Computer outage briefly grounds flights on several airlines Friday

DALLAS (AP) — Travelers on several airlines had trouble checking in for flights and waited out delays Friday after a computer outage at a company that runs airline technology systems.

American Airlines, Southwest Airlines, JetBlue Airways, Alaska Airlines and Virgin America confirmed that a technology glitch briefly interrupted their operations. The problems seemed to have been fixed by midday, and airlines reported that flights had resumed.

The airlines blamed their difficulties on a breakdown in systems operated by Sabre Corp., a Texas company that provides software and other technology services to airlines and hotels.
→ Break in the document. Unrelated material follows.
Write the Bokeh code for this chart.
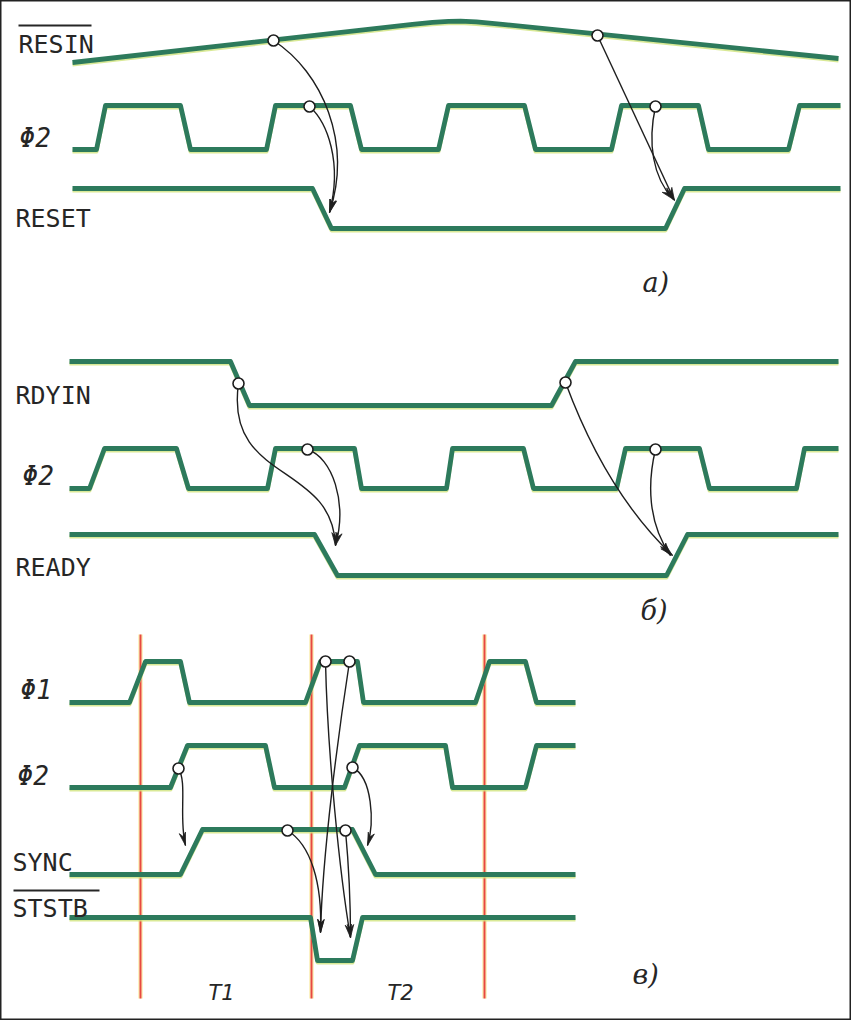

A Sabre spokeswoman said the systems were running again by early Friday afternoon. She said she did not know the cause of the breakdown.

Passengers at several big airports went on social media to complain about flight delays.

American said that the outage caused scattered delays but no canceled flights. Alaska said that 15 flights were delayed by up to 15 minutes. Southwest said the outage briefly prevented bookings, ticket changes and use of mobile boarding passes.

United Airlines said its flights were not affected, and Delta Air Lines said it does not use Sabre.

On Oct. 17, a problem at Sabre prevented travelers from booking trips on Southwest, JetBlue and Virgin America.

Technology outages have struck almost all the airlines at one point or another over the past two years. Airlines rely heavily on overlapping computer programs to handle everything from selling tickets to checking weight calculations before takeoff. When outages occur, they often lead to cascading delays that can linger for hours.

Friday’s glitch didn’t affect airline stocks — most gained ground. Sabre shares rose 39 cents to $24.94, but they have still lost 15 percent in the last year.